Как раз тогда Карл Людвиг фон Кнебель занялся переводами элегий древнеримского поэта Проперция. Гёте всячески поощрял друга в этом, советуя знакомить «прекрасные сердца с эротической поэзией». «Не скрою, что втайне и я храню ей верность» (в письме Карлу Августу от 6 апреля 1789 г.). Гёте вновь перечитал тогда Катулла и Тибулла, и в одной из элегий он даже прямо упомянул «триумвиров» (трех мастеров древнеримской эротической поэзии). Сам он, правда, еще недолго сочинял элегии. Уже в апреле 1790 г. в Венеции он высказал мнение, что с ними нужно распрощаться навсегда. Впоследствии же, в 1796—1798 годах, вновь родились иные по содержанию стихотворения в форме античной элегии, которые в изданиях гётевской лирики и до сего дня называют вторым сборником элегий.
Жанровое обозначение «элегия» было и остается не вполне ясно определенным. С точки зрения формы так можно обозначить стихотворение, написанное дистихами (которые состоят из гекзаметра и пентаметра). В несколько более узком смысле слова это стихотворение грустного содержания, наполненное чувством печали и тоски по утраченному, невозвратно прошедшему или обреченному на гибель. К таким причисляют «Эфросину» (из второго сборника). Однако элегией может также называться стихотворение, в котором наглядно предстает что–либо достойное воспоминания, требующее размышлений, анализа. Как показали «Буковские элегии» Б. Брехта, нравственный заряд элегии может проявляться даже в открытом или завуалированном наставлении.

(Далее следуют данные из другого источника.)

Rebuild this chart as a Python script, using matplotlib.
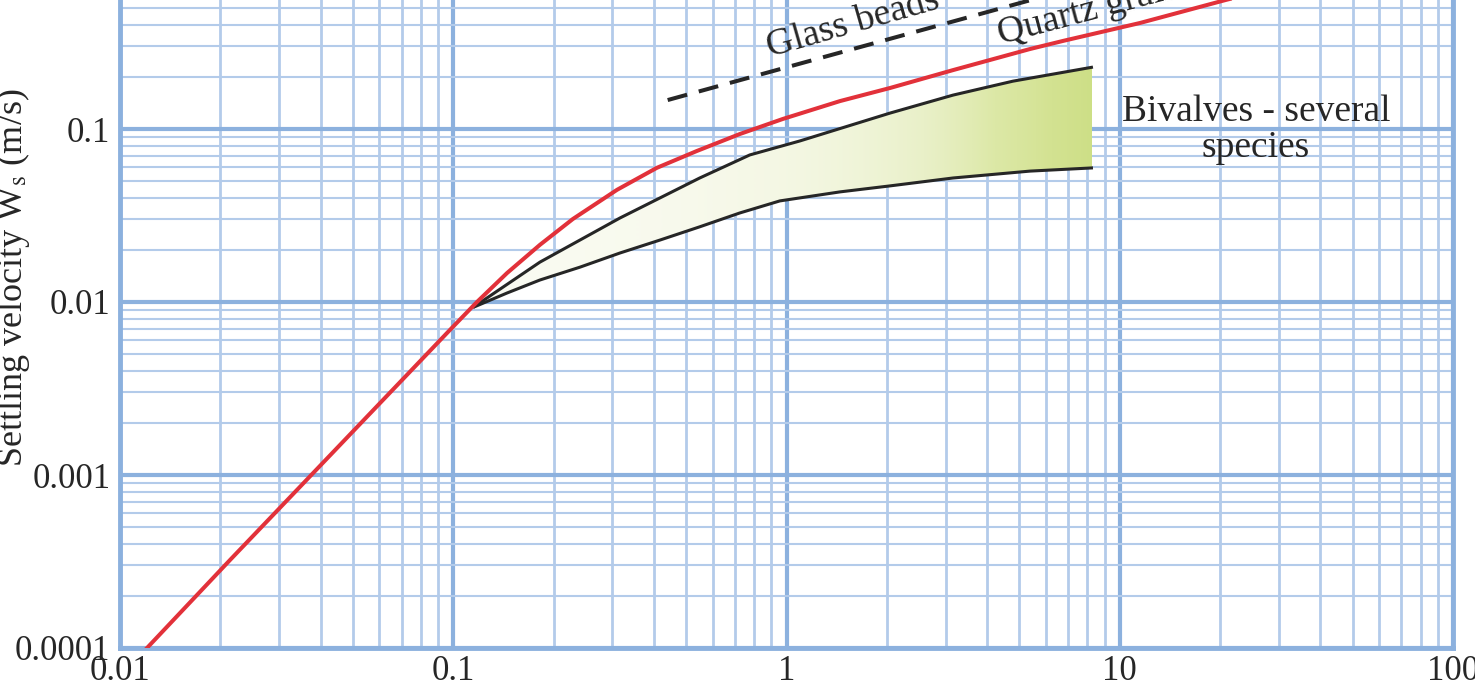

Элегии древнеримских «триумвиров» свободны по своей структуре; многое там упоминалось по ходу дела, отводилось место поэтическим находкам, но все это ассоциировалось с определяющей темой – обычно разочарованием, любовными сетованиями. И те элегии Гёте, что воздавали исключительно рассудочную хвалу любви, подчас переходят с одной темы на другую будто бы шутя, играя. Однако эта виртуозность поэтической игры нигде не уводит от сути, от единого стержня, накрепко связавшего все элегии, как напечатанные в
575
«Римских элегиях», так и оставшиеся до поры до времени неизвестными. Суть эту можно наметить ключевыми словами «любовь», «Рим», «античность», «мифология». Здесь одно отражается в другом, делается значительнее, уходит в глубины пространства и времени, истории. Любовное свидание, эта встреча «северянина» и римлянки, совершается в том идеализированном мире, в котором существовало некогда и все еще продолжает существовать античное, то есть нечто образцовое и совершенное, и именно влюбленному открывается Рим во всем своем великолепии. Поэт призывает мифологические и исторические образы в качестве примеров, так, будто любящий герой и его возлюбленная сравниваются с ними, словно их любовь будет образцовой, существующей вне времени. А когда в одиннадцатой элегии (из двадцати) упоминается «многомощный сын» Вакха (Диониса) и Кифереи (Афродиты), имеется в виду Приап, которому причиталось бы место среди жителей Олимпа.